• _SET TASK_:
Copy out all of the material exactly.

• _DATA SHOWN_:
----------------------------------------
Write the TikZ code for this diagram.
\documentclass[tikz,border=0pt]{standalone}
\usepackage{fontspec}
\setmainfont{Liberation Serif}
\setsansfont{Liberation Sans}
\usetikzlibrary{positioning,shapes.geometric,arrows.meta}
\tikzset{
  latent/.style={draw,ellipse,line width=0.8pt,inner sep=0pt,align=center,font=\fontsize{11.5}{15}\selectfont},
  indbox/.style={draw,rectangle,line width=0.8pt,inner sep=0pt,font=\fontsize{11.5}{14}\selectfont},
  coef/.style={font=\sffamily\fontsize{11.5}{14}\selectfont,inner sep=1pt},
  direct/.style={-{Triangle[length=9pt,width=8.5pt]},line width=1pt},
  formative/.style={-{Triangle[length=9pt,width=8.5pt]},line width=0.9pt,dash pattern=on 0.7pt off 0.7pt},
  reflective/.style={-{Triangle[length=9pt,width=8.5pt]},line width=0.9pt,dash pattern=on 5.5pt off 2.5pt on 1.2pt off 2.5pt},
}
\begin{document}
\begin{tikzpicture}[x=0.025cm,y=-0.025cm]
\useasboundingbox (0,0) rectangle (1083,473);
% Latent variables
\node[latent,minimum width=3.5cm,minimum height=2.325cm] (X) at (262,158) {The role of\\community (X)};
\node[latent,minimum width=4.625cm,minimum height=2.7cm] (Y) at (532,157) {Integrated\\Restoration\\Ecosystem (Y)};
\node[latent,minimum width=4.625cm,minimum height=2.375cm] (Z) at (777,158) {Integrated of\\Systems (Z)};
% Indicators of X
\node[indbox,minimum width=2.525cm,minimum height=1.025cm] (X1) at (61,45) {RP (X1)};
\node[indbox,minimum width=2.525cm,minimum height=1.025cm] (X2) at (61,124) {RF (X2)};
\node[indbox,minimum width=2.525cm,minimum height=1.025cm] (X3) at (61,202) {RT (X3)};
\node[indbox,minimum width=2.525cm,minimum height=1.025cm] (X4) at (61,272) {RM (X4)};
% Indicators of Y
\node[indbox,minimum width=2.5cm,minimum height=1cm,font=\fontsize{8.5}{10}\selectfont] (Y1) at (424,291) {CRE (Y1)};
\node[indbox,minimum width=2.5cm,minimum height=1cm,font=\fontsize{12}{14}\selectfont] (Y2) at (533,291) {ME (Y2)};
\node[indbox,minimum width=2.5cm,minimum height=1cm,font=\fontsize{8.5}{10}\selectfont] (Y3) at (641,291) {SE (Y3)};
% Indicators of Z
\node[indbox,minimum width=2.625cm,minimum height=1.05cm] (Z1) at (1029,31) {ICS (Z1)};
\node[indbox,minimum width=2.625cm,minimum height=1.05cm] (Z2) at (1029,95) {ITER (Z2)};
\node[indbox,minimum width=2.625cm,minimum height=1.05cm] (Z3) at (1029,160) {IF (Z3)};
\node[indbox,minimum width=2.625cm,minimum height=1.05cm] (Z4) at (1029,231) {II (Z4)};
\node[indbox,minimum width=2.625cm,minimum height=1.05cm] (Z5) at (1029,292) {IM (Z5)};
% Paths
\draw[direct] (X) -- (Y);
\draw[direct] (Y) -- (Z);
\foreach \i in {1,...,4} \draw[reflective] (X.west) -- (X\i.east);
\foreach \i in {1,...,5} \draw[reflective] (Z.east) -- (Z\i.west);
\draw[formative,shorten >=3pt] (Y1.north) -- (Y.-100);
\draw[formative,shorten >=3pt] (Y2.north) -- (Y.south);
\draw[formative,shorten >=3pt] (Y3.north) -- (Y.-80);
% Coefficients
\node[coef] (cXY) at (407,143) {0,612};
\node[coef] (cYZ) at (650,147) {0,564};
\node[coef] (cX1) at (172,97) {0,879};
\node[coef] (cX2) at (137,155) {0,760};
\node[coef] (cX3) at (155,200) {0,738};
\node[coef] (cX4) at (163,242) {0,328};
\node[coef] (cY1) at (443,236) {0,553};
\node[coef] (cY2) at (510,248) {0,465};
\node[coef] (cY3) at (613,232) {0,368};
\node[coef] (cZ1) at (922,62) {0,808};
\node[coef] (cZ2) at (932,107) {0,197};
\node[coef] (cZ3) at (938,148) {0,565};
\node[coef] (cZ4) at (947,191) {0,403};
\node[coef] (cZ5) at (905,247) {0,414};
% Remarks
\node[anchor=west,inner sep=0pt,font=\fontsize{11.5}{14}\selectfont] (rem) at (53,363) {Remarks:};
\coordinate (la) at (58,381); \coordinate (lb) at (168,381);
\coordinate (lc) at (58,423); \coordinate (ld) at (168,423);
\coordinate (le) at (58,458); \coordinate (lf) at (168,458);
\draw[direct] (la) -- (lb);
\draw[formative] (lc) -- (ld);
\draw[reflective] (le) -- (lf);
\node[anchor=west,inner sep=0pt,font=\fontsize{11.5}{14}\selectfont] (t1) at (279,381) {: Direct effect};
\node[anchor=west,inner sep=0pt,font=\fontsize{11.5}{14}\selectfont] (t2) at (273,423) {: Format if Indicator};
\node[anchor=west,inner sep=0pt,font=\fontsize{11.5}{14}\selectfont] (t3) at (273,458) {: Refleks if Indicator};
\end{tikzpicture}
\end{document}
----------------------------------------
• _COMPLETE OUTPUT_:
Write the TikZ code for this diagram.
\documentclass[tikz,border=0pt]{standalone}
\usepackage{fontspec}
\setmainfont{Liberation Serif}
\setsansfont{Liberation Sans}
\usetikzlibrary{positioning,shapes.geometric,arrows.meta}
\tikzset{
  latent/.style={draw,ellipse,line width=0.8pt,inner sep=0pt,align=center,font=\fontsize{11.5}{15}\selectfont},
  indbox/.style={draw,rectangle,line width=0.8pt,inner sep=0pt,font=\fontsize{11.5}{14}\selectfont},
  coef/.style={font=\sffamily\fontsize{11.5}{14}\selectfont,inner sep=1pt},
  direct/.style={-{Triangle[length=9pt,width=8.5pt]},line width=1pt},
  formative/.style={-{Triangle[length=9pt,width=8.5pt]},line width=0.9pt,dash pattern=on 0.7pt off 0.7pt},
  reflective/.style={-{Triangle[length=9pt,width=8.5pt]},line width=0.9pt,dash pattern=on 5.5pt off 2.5pt on 1.2pt off 2.5pt},
}
\begin{document}
\begin{tikzpicture}[x=0.025cm,y=-0.025cm]
\useasboundingbox (0,0) rectangle (1083,473);
% Latent variables
\node[latent,minimum width=3.5cm,minimum height=2.325cm] (X) at (262,158) {The role of\\community (X)};
\node[latent,minimum width=4.625cm,minimum height=2.7cm] (Y) at (532,157) {Integrated\\Restoration\\Ecosystem (Y)};
\node[latent,minimum width=4.625cm,minimum height=2.375cm] (Z) at (777,158) {Integrated of\\Systems (Z)};
% Indicators of X
\node[indbox,minimum width=2.525cm,minimum height=1.025cm] (X1) at (61,45) {RP (X1)};
\node[indbox,minimum width=2.525cm,minimum height=1.025cm] (X2) at (61,124) {RF (X2)};
\node[indbox,minimum width=2.525cm,minimum height=1.025cm] (X3) at (61,202) {RT (X3)};
\node[indbox,minimum width=2.525cm,minimum height=1.025cm] (X4) at (61,272) {RM (X4)};
% Indicators of Y
\node[indbox,minimum width=2.5cm,minimum height=1cm,font=\fontsize{8.5}{10}\selectfont] (Y1) at (424,291) {CRE (Y1)};
\node[indbox,minimum width=2.5cm,minimum height=1cm,font=\fontsize{12}{14}\selectfont] (Y2) at (533,291) {ME (Y2)};
\node[indbox,minimum width=2.5cm,minimum height=1cm,font=\fontsize{8.5}{10}\selectfont] (Y3) at (641,291) {SE (Y3)};
% Indicators of Z
\node[indbox,minimum width=2.625cm,minimum height=1.05cm] (Z1) at (1029,31) {ICS (Z1)};
\node[indbox,minimum width=2.625cm,minimum height=1.05cm] (Z2) at (1029,95) {ITER (Z2)};
\node[indbox,minimum width=2.625cm,minimum height=1.05cm] (Z3) at (1029,160) {IF (Z3)};
\node[indbox,minimum width=2.625cm,minimum height=1.05cm] (Z4) at (1029,231) {II (Z4)};
\node[indbox,minimum width=2.625cm,minimum height=1.05cm] (Z5) at (1029,292) {IM (Z5)};
% Paths
\draw[direct] (X) -- (Y);
\draw[direct] (Y) -- (Z);
\foreach \i in {1,...,4} \draw[reflective] (X.west) -- (X\i.east);
\foreach \i in {1,...,5} \draw[reflective] (Z.east) -- (Z\i.west);
\draw[formative,shorten >=3pt] (Y1.north) -- (Y.-100);
\draw[formative,shorten >=3pt] (Y2.north) -- (Y.south);
\draw[formative,shorten >=3pt] (Y3.north) -- (Y.-80);
% Coefficients
\node[coef] (cXY) at (407,143) {0,612};
\node[coef] (cYZ) at (650,147) {0,564};
\node[coef] (cX1) at (172,97) {0,879};
\node[coef] (cX2) at (137,155) {0,760};
\node[coef] (cX3) at (155,200) {0,738};
\node[coef] (cX4) at (163,242) {0,328};
\node[coef] (cY1) at (443,236) {0,553};
\node[coef] (cY2) at (510,248) {0,465};
\node[coef] (cY3) at (613,232) {0,368};
\node[coef] (cZ1) at (922,62) {0,808};
\node[coef] (cZ2) at (932,107) {0,197};
\node[coef] (cZ3) at (938,148) {0,565};
\node[coef] (cZ4) at (947,191) {0,403};
\node[coef] (cZ5) at (905,247) {0,414};
% Remarks
\node[anchor=west,inner sep=0pt,font=\fontsize{11.5}{14}\selectfont] (rem) at (53,363) {Remarks:};
\coordinate (la) at (58,381); \coordinate (lb) at (168,381);
\coordinate (lc) at (58,423); \coordinate (ld) at (168,423);
\coordinate (le) at (58,458); \coordinate (lf) at (168,458);
\draw[direct] (la) -- (lb);
\draw[formative] (lc) -- (ld);
\draw[reflective] (le) -- (lf);
\node[anchor=west,inner sep=0pt,font=\fontsize{11.5}{14}\selectfont] (t1) at (279,381) {: Direct effect};
\node[anchor=west,inner sep=0pt,font=\fontsize{11.5}{14}\selectfont] (t2) at (273,423) {: Format if Indicator};
\node[anchor=west,inner sep=0pt,font=\fontsize{11.5}{14}\selectfont] (t3) at (273,458) {: Refleks if Indicator};
\end{tikzpicture}
\end{document}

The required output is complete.